Aşikar ki Türkiye ekonomisindeki sorunların ağırlıklı kısmı yapısal ve tek çözüm yolu da faizlerin ertelenen kararlar sonrasında tek seferde yüklü şekilde artırılıp düşürülmesi değil. TCMB’nin yeniden para politikasında odak noktası haline gelmesi ve realiteyi yakalamış olması oldukça sevindirici. PPK sonrasında kamuoyu ile paylaşılan toplantı metni tek kelime ile “şahane” olarak yorumlanabilir. Kısa, öz ve iletişimi kuvvetli. Fiyat istikrarına ciddi anlamda atıf söz konusu. Dahası rezervler ve dolarizasyona yönelik ifadeler ilk kez resmi metinde kendisine yer bulmuş durumda. Bu da bir kez daha realitenin ilanı. Şeffaflık, öngörülebilirlik ve hesap verebilirlik kriterleri fiyat istikrarına ulaşma yolunda mihenk taşları olarak yine aynı metinde yer alıyor. Çok önemli, çok değerli.

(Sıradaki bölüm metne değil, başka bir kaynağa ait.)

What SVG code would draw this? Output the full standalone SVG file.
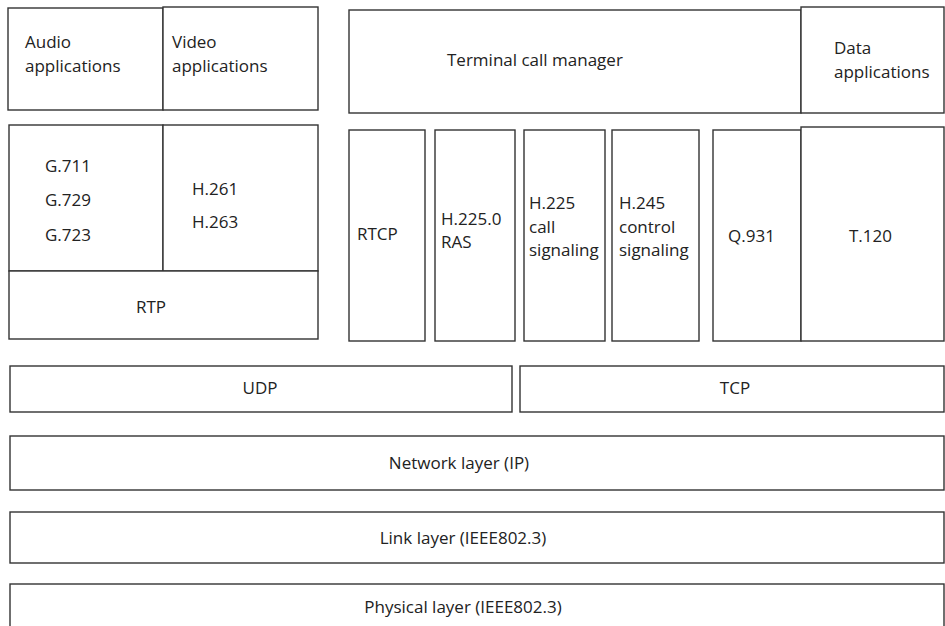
<svg xmlns="http://www.w3.org/2000/svg" width="945" height="626" viewBox="0 0 945 626">
<style>
rect{fill:#fff;stroke:#333;stroke-width:1.4}
text{font-family:"Open Sans","Noto Sans",sans-serif;font-size:17px;fill:#222}
.m{text-anchor:middle}
</style>
<rect x="0" y="0" width="945" height="626" style="fill:#fff;stroke:none"/>
<g id="audio-apps"><rect x="8" y="8" width="155" height="102"/><text x="25" y="48">Audio</text><text x="25" y="71.5">applications</text></g>
<g id="video-apps"><rect x="163" y="7" width="155" height="103"/><text x="172" y="48">Video</text><text x="172" y="71.5">applications</text></g>
<g id="terminal-call-manager"><rect x="349" y="10" width="452" height="103"/><text x="447" y="66">Terminal call manager</text></g>
<g id="data-apps"><rect x="801" y="7" width="143" height="106"/><text x="834" y="54">Data</text><text x="834" y="77.5">applications</text></g>
<g id="audio-codecs"><rect x="9" y="125" width="154" height="146"/><text x="45" y="172">G.711</text><text x="45" y="206">G.729</text><text x="45" y="241">G.723</text></g>
<g id="video-codecs"><rect x="163" y="125" width="155" height="146"/><text x="192" y="195">H.261</text><text x="192" y="228">H.263</text></g>
<g id="rtp"><rect x="9" y="271" width="309" height="68"/><text x="151" y="313" class="m">RTP</text></g>
<g id="rtcp"><rect x="349" y="130" width="76" height="211"/><text x="357" y="240">RTCP</text></g>
<g id="h2250-ras"><rect x="435" y="130" width="80" height="211"/><text x="441" y="224.5">H.225.0</text><text x="441" y="248">RAS</text></g>
<g id="h225-call"><rect x="524" y="130" width="81" height="211"/><text x="529" y="209">H.225</text><text x="529" y="232.5">call</text><text x="529" y="256">signaling</text></g>
<g id="h245-control"><rect x="612" y="130" width="87" height="211"/><text x="619" y="209">H.245</text><text x="619" y="232.5">control</text><text x="619" y="256">signaling</text></g>
<g id="q931"><rect x="713" y="130" width="88" height="211"/><text x="728" y="242">Q.931</text></g>
<g id="t120"><rect x="801" y="127" width="143" height="214"/><text x="849" y="242">T.120</text></g>
<g id="udp"><rect x="10" y="366" width="502" height="46"/><text x="260" y="394" class="m">UDP</text></g>
<g id="tcp"><rect x="520" y="366" width="424" height="46"/><text x="735" y="394" class="m">TCP</text></g>
<g id="network-layer"><rect x="10" y="436" width="934" height="54"/><text x="459" y="469" class="m">Network layer (IP)</text></g>
<g id="link-layer"><rect x="10" y="512" width="934" height="51"/><text x="463" y="544" class="m">Link layer (IEEE802.3)</text></g>
<g id="physical-layer"><rect x="10" y="584" width="934" height="50"/><text x="463" y="613" class="m">Physical layer (IEEE802.3)</text></g>
<g id="connectors"></g>
</svg>
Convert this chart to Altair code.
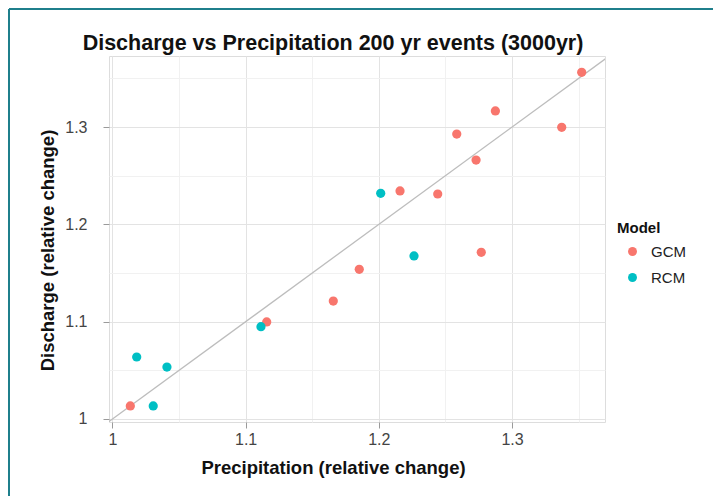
import altair as alt
import pandas as pd

# values
gcm_precip = [1.0134, 1.1158, 1.1658, 1.1853, 1.2159, 1.2442, 1.2585, 1.2730, 1.2769, 1.2875, 1.3373, 1.3523]
gcm_discharge = [1.0134, 1.0997, 1.1212, 1.1538, 1.2343, 1.2312, 1.2928, 1.2661, 1.1713, 1.3165, 1.2997, 1.3562]
rcm_precip = [1.0182, 1.0409, 1.0306, 1.1115, 1.2014, 1.2264]
rcm_discharge = [1.0637, 1.0534, 1.0134, 1.0948, 1.2319, 1.1675]
models = ["GCM", "RCM"]
model_colors = ["#F8766D", "#00BFC4"]
tick_values = [1.0, 1.05, 1.1, 1.15, 1.2, 1.25, 1.3, 1.35]
diag = [0.99, 1.38]  # y = x reference line

points = pd.DataFrame({
    "precip": gcm_precip + rcm_precip,
    "discharge": gcm_discharge + rcm_discharge,
    "Model": ["GCM"] * len(gcm_precip) + ["RCM"] * len(rcm_precip),
})
line_df = pd.DataFrame({"precip": diag, "discharge": diag})
frame_df = pd.DataFrame({"k": [0]})

FONT = "Liberation Sans"
is_major = "abs(datum.value * 10 - round(datum.value * 10)) < 0.001"

x_scale = alt.Scale(domain=[0.9974, 1.3698], nice=False, zero=False)
y_scale = alt.Scale(domain=[0.9969, 1.373], nice=False, zero=False)

common_axis = dict(
    values=tick_values,
    labelExpr=f"({is_major}) ? format(datum.value, '~g') : ''",
    gridColor={"condition": {"test": is_major, "value": "#E3E3E3"}, "value": "#F1F1F1"},
    tickOpacity={"condition": {"test": is_major, "value": 1}, "value": 0},
    tickColor="#9A9A9A",
    tickSize=6,
    domain=False,
    labelFont=FONT,
    labelFontSize=16,
    labelColor="#444444",
    titleFont=FONT,
    titleFontSize=18.5,
    titleFontWeight="bold",
    titleColor="#111111",
    titleAlign="center",
    titleBaseline="middle",
)

x_axis = alt.Axis(title="Precipitation (relative change)", labelPadding=3,
                  titleX=224, titleY=45, **common_axis)
y_axis = alt.Axis(title="Discharge (relative change)", labelPadding=16,
                  titleAngle=-90, titleX=-62, titleY=194, **common_axis)

diag_line = alt.Chart(line_df).mark_line(color="#BDBDBD", strokeWidth=1.3, clip=True).encode(
    x=alt.X("precip:Q", scale=x_scale, axis=x_axis),
    y=alt.Y("discharge:Q", scale=y_scale, axis=y_axis),
)

dots = alt.Chart(points).mark_point(filled=True, opacity=1, size=85, shape="circle").encode(
    x=alt.X("precip:Q", scale=x_scale, axis=x_axis),
    y=alt.Y("discharge:Q", scale=y_scale, axis=y_axis),
    color=alt.Color(
        "Model:N",
        scale=alt.Scale(domain=models, range=model_colors),
        legend=alt.Legend(
            title="Model",
            orient="none",
            legendX=508,
            legendY=165,
            titleFont=FONT,
            titleFontSize=15,
            titleFontWeight="bold",
            titleColor="#111111",
            titlePadding=8,
            labelFont=FONT,
            labelFontSize=15,
            labelColor="#222222",
            labelOffset=11,
            symbolType="circle",
            symbolSize=80,
            symbolOffset=8,
            symbolStrokeWidth=0,
            rowPadding=10,
        ),
    ),
)

# teal page frame on the left and top edges
frame_left = alt.Chart(frame_df).mark_rule(color="#1F7F8C", strokeWidth=2).encode(
    x=alt.value(-100), y=alt.value(-47), y2=alt.value(440)
)
frame_top = alt.Chart(frame_df).mark_rule(color="#1F7F8C", strokeWidth=2).encode(
    x=alt.value(-100), x2=alt.value(604), y=alt.value(-47)
)

chart = (
    alt.layer(frame_left, frame_top, diag_line, dots)
    .properties(
        width=496,
        height=366,
        padding=0,
        title=alt.TitleParams(
            "Discharge vs Precipitation 200 yr events (3000yr)",
            font=FONT,
            fontSize=21.5,
            fontWeight="bold",
            color="#111111",
            anchor="middle",
            dx=-24,
            offset=-46,
        ),
    )
    .configure_view(stroke="#BFBFBF", strokeWidth=1)
    .configure(background="white")
)

chart.save("out.html", embed_options={"renderer": "svg", "actions": False})
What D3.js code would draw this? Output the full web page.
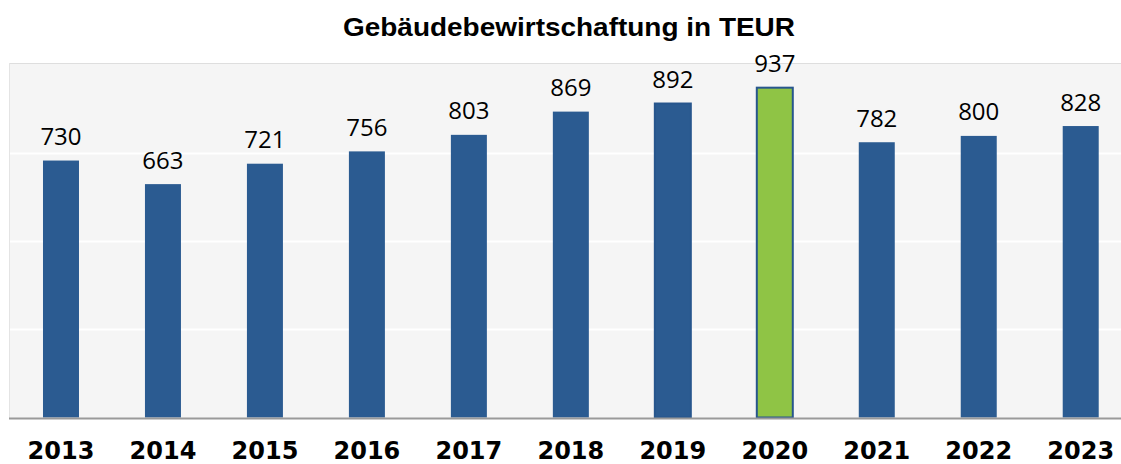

Net/net: 19 Kasım PPK toplantısını sadece faizlerdeki artırım kararı şeklinde yorumlayarak dar bir pencerede görmeyelim. Evet, TCMB Ocak 2014 sonrası üçüncü kez sadeleşmeye gitmiş olabilir. Evet, zaten olması gereken buydu ve fakat negatif sürpriz yapma lüksümüzün olmadığı bir dönemeçten başarıyla çıktık. Bir kez daha teyit edildi ki politika faizinizdeki artışa rağmen öngörülebilirlikteki yükseliş tahvil faizleriniz, ülke risk priminiz, opsiyon oynaklığınız ve hatta offshore faizlerinizde dahi gerilemeye imkan tanıyabiliyormuş. Test ettik, onayladık. Bu dakikadan sonra yapmamız gereken sadece yolumuza bakmak ve mevcut pozisyonumuzu iyileştirerek devam ettirmek. Türk varlıklarındaki iyimserlik GOÜ grubuna dahi önderlik edebilir. Olmaz demeyin. Tartışalım.